AAPG Special Volumes

Abstract


Pub. Id: A106 (1969)

First Page: 609

Last Page: 629

Book Title: M 12: North Atlantic: Geology and Continental Drift

Article/Chapter: Petrography and Origin of Pebbles from Torridonian Strata (Late Precambrian), Northwest Scotland: Chapter 44: Northwestern Border of the Orogenic Belt

Subject Group: Geologic History and Areal Geology

Spec. Pub. Type: Memoir

Pub. Year: 1969

Author(s): George E. Williams (2)

Abstract:

Many of the pebbles in the late Precambrian Torridonian arkose (Applecross Formation) of northwest Scotland cannot be traced to the underlying Lewisian basement complex. Pebbles regarded as exotic include quartz-tourmaline rock, tourmaline-aplite, quartz-fuchsite schist, pure and iron-rich metaquartzite, fine-grained igneous rocks comparable with porphyritic rhyolite and acid tuffs, and a large variety of orthoquartzite and chert.

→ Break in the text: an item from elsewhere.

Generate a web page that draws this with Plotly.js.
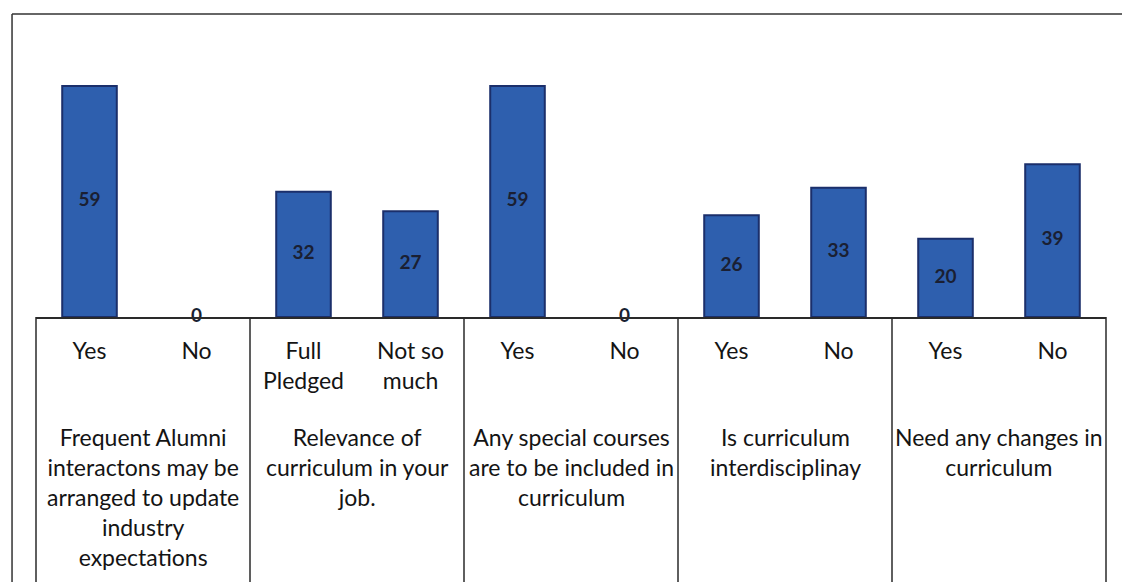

The Applecross Formation was deposited as large alluvial fans which spread out from the west. These arkosic sediments, with the exception of the exotic pebbles, probably were derived from a basement complex similar to that of northwest Scotland. The approximate maximum area of the drainage basin of the Torridonian alluvial fans has been estimated by comparison with those of modern alluvial fans. The Torridonian drainage basin, as plotted on Bullard et al.'s (1965, Fig. 7) reconstruction of the North Atlantic region prior to continental drift, is within the continental margins between Scotland and southeast Greenland.

A study of the literature concerning the Precambrian rocks of southeast Greenland indicates that several of the Torridonian exotic pebble types can be matched with Precambrian rocks exposed in that region.